Cooper afterward again refused to reveal what is bothering Bishop.
"We'll have to wait till whenever this series ends for that," he said. "Sorry."
The Blackhawks were left smarting about missed chances in the first period and mistakes in the final two. They took the lead in the third period and lost it before some fans sat down from celebrating.
The final minutes of a tie game have so often been Chicago's time to secure victory, but not Monday.
"It's frustrating," Blackhawks captain Jonathan Toews said. "A lot of things we did today gave us the feeling we were going to come out on top with the effort we gave. It was just a couple of little bad habits that ended up hurting us."
On the winning goal, Hedman collected a pass from Ryan Callahan and skated into the Chicago zone toward the left corner before sending a perfect centering feed to Paquette, who redirected it from the slot for his second goal in two games and third of the playoffs. Hedman has 13 assists this postseason, second at his position behind Chicago's Duncan Keith (17).
"Victor Hedman, what he's doing, I mean, this is clearly his coming-out party," Cooper said. "He sets that [first] one up and then makes a big-time play on the winner.
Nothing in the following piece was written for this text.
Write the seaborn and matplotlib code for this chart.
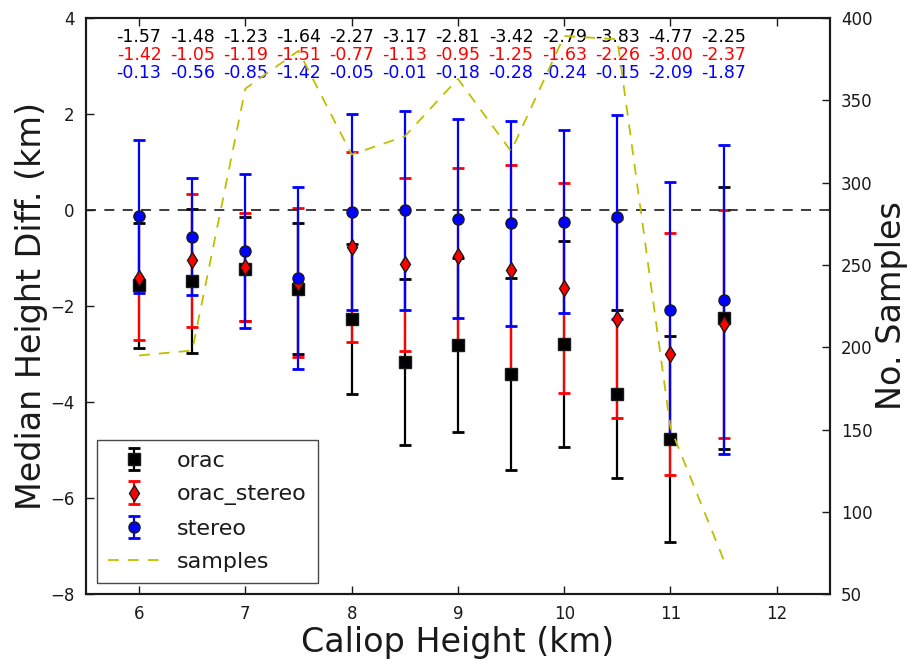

He was a monster out there tonight."
The Lightning controlled the first five minutes of the opening period, and Callahan gave Tampa Bay a 1-0 lead at 5:09. Hedman had the puck behind his net and sent a diagonal pass to Callahan at the far blue line.
Callahan got behind Chicago defenseman Johnny Oduya, who had slipped a second earlier, and took a slap shot from the top of the right circle into the top right corner of the net past Corey Crawford. It was Callahan's second goal of the 2015 playoffs.
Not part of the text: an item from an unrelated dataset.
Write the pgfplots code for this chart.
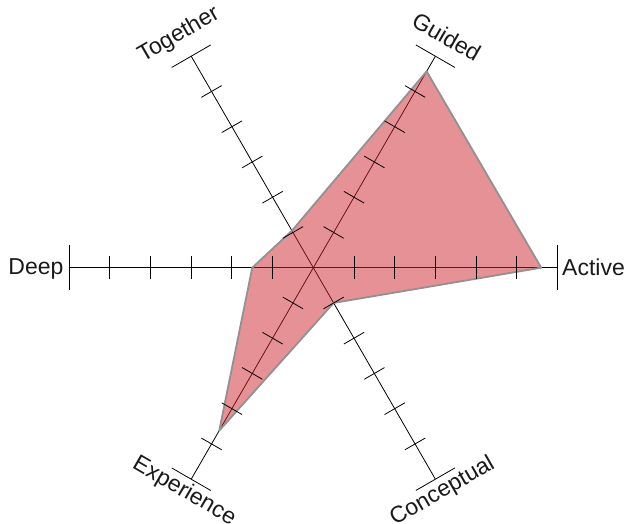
\documentclass[border=0pt]{standalone}
\usepackage{pgfplots}
\pgfplotsset{compat=1.18}
\usepackage{fontspec}
\setmainfont{Liberation Sans}
\definecolor{fillred}{RGB}{206,36,44}
\definecolor{edgegray}{RGB}{145,145,145}
\tikzset{lbl/.style={inner sep=0pt, font=\fontsize{23bp}{27bp}\selectfont, text=black!90}}
\begin{document}
\begin{tikzpicture}
\path[use as bounding box] (-313.3bp,-256.3bp) rectangle (313.7bp,267.7bp);
\begin{axis}[x=40.7bp, y=40.7bp, hide axis, xmin=-6, xmax=6, ymin=-6, ymax=6,
  anchor=center, at={(0,0)}, clip=false]
% spokes
\addplot[data cs=polar, black, line width=0.8bp, no marks] coordinates {(0,6) (180,6)};
\addplot[data cs=polar, black, line width=0.8bp, no marks] coordinates {(60,6) (240,6)};
\addplot[data cs=polar, black, line width=0.8bp, no marks] coordinates {(120,6) (300,6)};
% ticks
\addplot[data cs=polar, only marks, mark=|, mark size=11.7bp, mark options={black, line width=0.8bp, rotate=0}]
  coordinates {(0,1)(0,2)(0,3)(0,4)(0,5)(180,1)(180,2)(180,3)(180,4)(180,5)};
\addplot[data cs=polar, only marks, mark=|, mark size=11.7bp, mark options={black, line width=0.8bp, rotate=60}]
  coordinates {(60,1)(60,2)(60,3)(60,4)(60,5)(240,1)(240,2)(240,3)(240,4)(240,5)};
\addplot[data cs=polar, only marks, mark=|, mark size=11.7bp, mark options={black, line width=0.8bp, rotate=120}]
  coordinates {(120,1)(120,2)(120,3)(120,4)(120,5)(300,1)(300,2)(300,3)(300,4)(300,5)};
% end bars
\addplot[data cs=polar, only marks, mark=|, mark size=22.5bp, mark options={black, line width=0.8bp, rotate=0}]
  coordinates {(0,6)(180,6)};
\addplot[data cs=polar, only marks, mark=|, mark size=22.5bp, mark options={black, line width=0.8bp, rotate=60}]
  coordinates {(60,6)(240,6)};
\addplot[data cs=polar, only marks, mark=|, mark size=22.5bp, mark options={black, line width=0.8bp, rotate=120}]
  coordinates {(120,6)(300,6)};
% data polygon
\addplot[data cs=polar, no marks, fill=fillred, fill opacity=0.5, draw=edgegray, line width=1.8bp, line join=round]
  coordinates {(0,5.6) (60,5.57) (120,1.05) (180,1.5) (240,4.62) (300,1.0)} -- cycle;
% labels
\node[lbl, anchor=west] at (axis cs:6.11,0) {Active};
\node[lbl, anchor=east] at (axis cs:-6.135,-0.025) {Deep};
\node[lbl, rotate=-30] at (axis cs:3.278,5.677) {Guided};
\node[lbl, rotate=30] at (axis cs:-3.302,5.719) {Together};
\node[lbl, rotate=-30] at (axis cs:-3.175,-5.499) {Experience};
\node[lbl, rotate=30] at (axis cs:3.175,-5.499) {Conceptual};
\end{axis}
\end{tikzpicture}
\end{document}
"We were pressured in the zone a little bit and trying to calm the play down," Hedman said. "I wasn't going to give it to him. I saw their D-man fell. Tried to put it there. [Ryan] made a good catch on his backhand. It was a hell of a shot. That was obviously a big goal. We probably got a little lucky that their D-man went down.
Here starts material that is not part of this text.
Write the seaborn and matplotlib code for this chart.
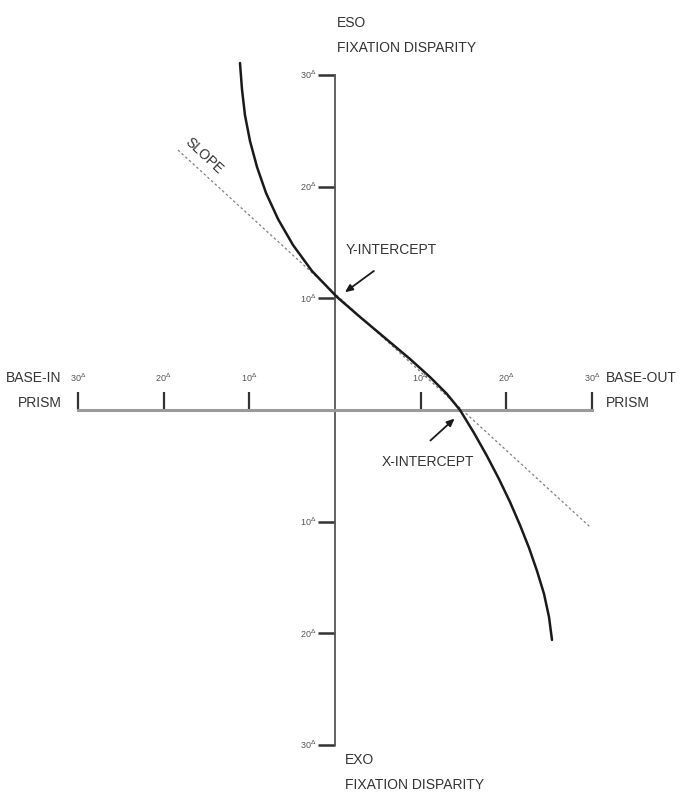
import matplotlib
matplotlib.use("Agg")
import matplotlib.pyplot as plt
import numpy as np
import pandas as pd
import seaborn as sns

# Forced-vergence fixation disparity curve (prism in prism diopters, disparity in minutes)
curve_prism = [-11.09, -10.86, -10.51, -9.92, -9.10, -8.05, -6.65, -4.90, -2.68, 0.23,
               2.92, 5.84, 8.75, 11.09, 13.07, 14.59, 16.23, 17.74, 19.14, 20.43,
               21.59, 22.65, 23.58, 24.40, 24.98, 25.33]
curve_disparity = [31.07, 28.74, 26.41, 24.08, 21.75, 19.43, 17.10, 14.77, 12.44, 10.12,
                   8.33, 6.45, 4.57, 2.95, 1.43, 0.0, -2.06, -4.12, -6.18, -8.24,
                   -10.30, -12.35, -14.41, -16.47, -18.53, -20.59]

# Tangent through the central, nearly linear section
slope_prism = [-18.33, 29.77]
slope_disparity = [23.28, -10.47]

x_ticks = [-30, -20, -10, 10, 20, 30]
y_ticks = [-30, -20, -10, 10, 20, 30]

sns.set_style("white")
plt.rcParams["font.family"] = ["Liberation Sans Narrow", "Liberation Sans", "DejaVu Sans"]

fig = plt.figure(figsize=(6.8, 7.97), dpi=100)
ax = fig.add_axes([78 / 680, 52 / 797, 514 / 680, 670 / 797])
ax.set_xlim(-30, 30)
ax.set_ylim(-30, 30)

curve = pd.DataFrame({"prism": curve_prism, "disparity": curve_disparity})
tangent = pd.DataFrame({"prism": slope_prism, "disparity": slope_disparity})

sns.lineplot(data=tangent, x="prism", y="disparity", ax=ax, color="#808080",
             linewidth=0.9, linestyle=(0, (2, 2)), sort=False, clip_on=False, zorder=2)
sns.lineplot(data=curve, x="prism", y="disparity", ax=ax, color="#1a1a1a",
             linewidth=1.8, sort=False, clip_on=False, zorder=3)

# Axes cross at the origin
for side in ("top", "right"):
    ax.spines[side].set_visible(False)
ax.spines["left"].set_position("zero")
ax.spines["bottom"].set_position("zero")
ax.spines["bottom"].set_color("#9a9a9a")
ax.spines["bottom"].set_linewidth(2.2)
ax.spines["left"].set_color("#555555")
ax.spines["left"].set_linewidth(1.3)

ax.set_xticks(x_ticks)
ax.set_yticks(y_ticks)
ax.set_xticklabels([])
ax.set_yticklabels([])
ax.tick_params(axis="x", bottom=True, direction="in", length=13, width=1.6, color="#333333")
ax.tick_params(axis="y", left=True, direction="out", length=12, width=1.8, color="#333333")
ax.set_xlabel("")
ax.set_ylabel("")

tick_kw = dict(fontsize=6.5, color="#555555")
for v in x_ticks:
    ax.text(v, 2.9, f"{abs(v)}$^\\Delta$", ha="center", va="center", **tick_kw)
for v in y_ticks:
    ax.text(-2.2, v, f"{abs(v)}$^\\Delta$", ha="right", va="center", **tick_kw)

lab_kw = dict(fontsize=10, color="#333333")
ax.text(0.2, 34.7, "ESO", ha="left", va="center", **lab_kw)
ax.text(0.2, 32.4, "FIXATION DISPARITY", ha="left", va="center", **lab_kw)
ax.text(1.2, -31.3, "EXO", ha="left", va="center", **lab_kw)
ax.text(1.2, -33.6, "FIXATION DISPARITY", ha="left", va="center", **lab_kw)
ax.text(-31.9, 2.9, "BASE-IN", ha="right", va="center", **lab_kw)
ax.text(-31.9, 0.6, "PRISM", ha="right", va="center", **lab_kw)
ax.text(31.6, 2.9, "BASE-OUT", ha="left", va="center", **lab_kw)
ax.text(31.6, 0.6, "PRISM", ha="left", va="center", **lab_kw)

ax.text(-15.35, 22.75, "SLOPE", ha="center", va="center", rotation=-43,
        rotation_mode="anchor", **lab_kw)

arrow_kw = dict(arrowstyle="-|>,head_length=0.45,head_width=0.2", color="#1a1a1a", lw=1.3)
ax.annotate("", xy=(0.9, 10.4), xytext=(4.8, 12.6), arrowprops=arrow_kw)
ax.text(1.2, 14.3, "Y-INTERCEPT", ha="left", va="center", **lab_kw)
ax.annotate("", xy=(14.2, -0.6), xytext=(10.9, -2.9), arrowprops=arrow_kw)
ax.text(10.9, -4.7, "X-INTERCEPT", ha="center", va="center", **lab_kw)

fig.savefig("out.png", dpi=100, facecolor="white")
"I was tired, to be honest. They pressured us pretty good there in the first period like everyone saw. [That we] came out from that period 1-1 was obviously huge for us. [Bishop] stood on his head there. I think we responded well and played well the last 40 minutes."
After falling behind, the Blackhawks dominated the first period. Chicago had a 25-2 advantage in shot attempts after the goal before Tampa Bay had three in the final moments. The Blackhawks finished the period with a 30-11 advantage and a 19-7 lead in shots on goal.
Brad Richards scored on a power play at 14:22 to make it 1-1. One of Chicago's best-executed power plays of the postseason yielded some great chances, and it was a simple shot from the top of the zone from Richards with a screen by Andrew Shaw that beat Bishop.
It was the third goal of the postseason and first of this series for Richards, who won the Conn Smythe Trophy with the Lightning in 2004.
"It would have been nice to get more than one," Richards said. "You can always look back at stuff, but we did a lot of good things in the first. Sometimes you can't predict if they are going to go in or not, but we did what we wanted. The second period was probably where we lost a little bit of momentum in the game."
Brandon Saad gave the Blackhawks a 2-1 lead 4:14 into the third period. Marian Hossa slipped a pass from the left circle to Saad, who took a one-timer from the slot while going down to one knee. It was Saad's seventh goal of the postseason.
The Lightning tied the game 2-2 while Saad's goal was being announced. Chicago won the faceoff, but Tampa Bay quickly gained possession in the neutral zone when defenseman Matt Carle poked the puck to Tyler Johnson. He got it to Nikita Kucherov, who swopped into the zone on the right wing and sent the puck toward the net.
Ondrej Palat was there to punch it across the goal line at 4:27 when Crawford failed to cover it. It was Palat's eighth goal of this postseason, and the 31st by a member of "The Triplets" line.
The Blackhawks fell behind the Boston Bruins 2-1 in the 2013 Stanley Cup Final before winning three straight for their second championship in four seasons.
Chicago is 16-1 in games after a series is 2-2 in the past seven years. To get this one there, the Blackhawks are going to have to find an answer for Hedman, who has four points in the past two games.
"Victor, he's just blossomed the last couple years," Cooper said. "I think everything starts with him defending. He doesn't spend a bunch of time in his own zone. I think just the way we play the game and our structure is kind of tailor-made for him. He's got pretty much free rein with me. He's got my trust. Just the plays he makes, it's fun to watch. He's a fun player to watch. He's really grown into that role.
"It took him a few years, but Victor Hedman's arrived."